DATASET EXCERPT
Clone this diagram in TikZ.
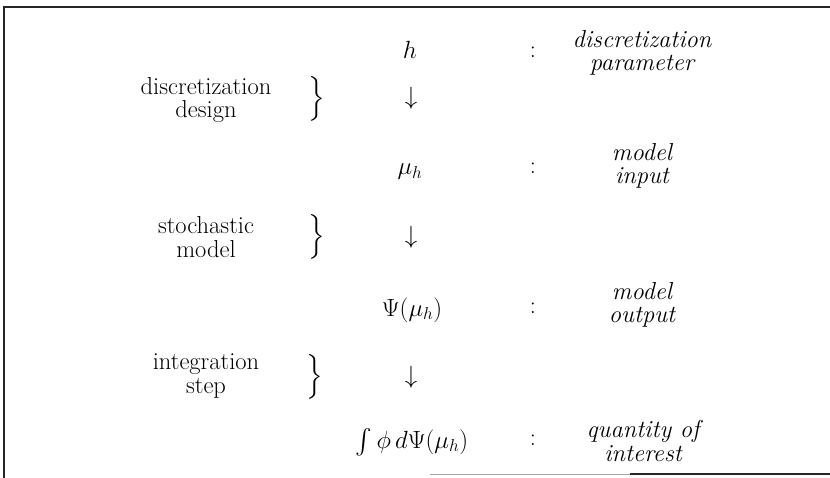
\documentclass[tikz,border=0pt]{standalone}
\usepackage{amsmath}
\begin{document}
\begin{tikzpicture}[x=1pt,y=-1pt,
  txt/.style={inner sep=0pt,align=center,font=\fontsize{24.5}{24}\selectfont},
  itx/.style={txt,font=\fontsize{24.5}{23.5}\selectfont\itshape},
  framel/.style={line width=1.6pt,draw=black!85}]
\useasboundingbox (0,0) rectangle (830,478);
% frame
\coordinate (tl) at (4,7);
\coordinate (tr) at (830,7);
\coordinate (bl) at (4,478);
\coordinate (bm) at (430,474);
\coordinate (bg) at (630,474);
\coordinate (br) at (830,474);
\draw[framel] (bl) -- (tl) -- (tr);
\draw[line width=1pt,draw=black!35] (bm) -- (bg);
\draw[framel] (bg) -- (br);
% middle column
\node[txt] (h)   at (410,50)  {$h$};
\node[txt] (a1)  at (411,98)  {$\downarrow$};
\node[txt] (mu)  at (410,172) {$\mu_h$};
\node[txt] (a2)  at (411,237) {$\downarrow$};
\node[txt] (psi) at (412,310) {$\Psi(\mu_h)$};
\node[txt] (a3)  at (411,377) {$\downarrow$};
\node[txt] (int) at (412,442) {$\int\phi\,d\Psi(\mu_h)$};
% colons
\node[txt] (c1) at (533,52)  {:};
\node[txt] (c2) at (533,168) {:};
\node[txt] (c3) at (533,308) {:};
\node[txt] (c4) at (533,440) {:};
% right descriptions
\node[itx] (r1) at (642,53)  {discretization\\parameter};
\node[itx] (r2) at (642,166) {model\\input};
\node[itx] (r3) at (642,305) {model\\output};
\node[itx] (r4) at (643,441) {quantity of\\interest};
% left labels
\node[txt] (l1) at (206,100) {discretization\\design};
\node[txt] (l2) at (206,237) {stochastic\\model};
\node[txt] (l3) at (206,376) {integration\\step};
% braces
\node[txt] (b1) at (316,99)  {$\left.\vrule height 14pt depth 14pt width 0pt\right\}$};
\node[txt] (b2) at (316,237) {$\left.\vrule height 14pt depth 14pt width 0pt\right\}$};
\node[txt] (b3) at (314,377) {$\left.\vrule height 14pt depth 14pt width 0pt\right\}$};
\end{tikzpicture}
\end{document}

WHAT YOU WILL DO
Reproduce the whole listing above word for word, but not its pictures.

EXERCISE RESPONSE
Clone this diagram in TikZ.
\documentclass[tikz,border=0pt]{standalone}
\usepackage{amsmath}
\begin{document}
\begin{tikzpicture}[x=1pt,y=-1pt,
  txt/.style={inner sep=0pt,align=center,font=\fontsize{24.5}{24}\selectfont},
  itx/.style={txt,font=\fontsize{24.5}{23.5}\selectfont\itshape},
  framel/.style={line width=1.6pt,draw=black!85}]
\useasboundingbox (0,0) rectangle (830,478);
% frame
\coordinate (tl) at (4,7);
\coordinate (tr) at (830,7);
\coordinate (bl) at (4,478);
\coordinate (bm) at (430,474);
\coordinate (bg) at (630,474);
\coordinate (br) at (830,474);
\draw[framel] (bl) -- (tl) -- (tr);
\draw[line width=1pt,draw=black!35] (bm) -- (bg);
\draw[framel] (bg) -- (br);
% middle column
\node[txt] (h)   at (410,50)  {$h$};
\node[txt] (a1)  at (411,98)  {$\downarrow$};
\node[txt] (mu)  at (410,172) {$\mu_h$};
\node[txt] (a2)  at (411,237) {$\downarrow$};
\node[txt] (psi) at (412,310) {$\Psi(\mu_h)$};
\node[txt] (a3)  at (411,377) {$\downarrow$};
\node[txt] (int) at (412,442) {$\int\phi\,d\Psi(\mu_h)$};
% colons
\node[txt] (c1) at (533,52)  {:};
\node[txt] (c2) at (533,168) {:};
\node[txt] (c3) at (533,308) {:};
\node[txt] (c4) at (533,440) {:};
% right descriptions
\node[itx] (r1) at (642,53)  {discretization\\parameter};
\node[itx] (r2) at (642,166) {model\\input};
\node[itx] (r3) at (642,305) {model\\output};
\node[itx] (r4) at (643,441) {quantity of\\interest};
% left labels
\node[txt] (l1) at (206,100) {discretization\\design};
\node[txt] (l2) at (206,237) {stochastic\\model};
\node[txt] (l3) at (206,376) {integration\\step};
% braces
\node[txt] (b1) at (316,99)  {$\left.\vrule height 14pt depth 14pt width 0pt\right\}$};
\node[txt] (b2) at (316,237) {$\left.\vrule height 14pt depth 14pt width 0pt\right\}$};
\node[txt] (b3) at (314,377) {$\left.\vrule height 14pt depth 14pt width 0pt\right\}$};
\end{tikzpicture}
\end{document}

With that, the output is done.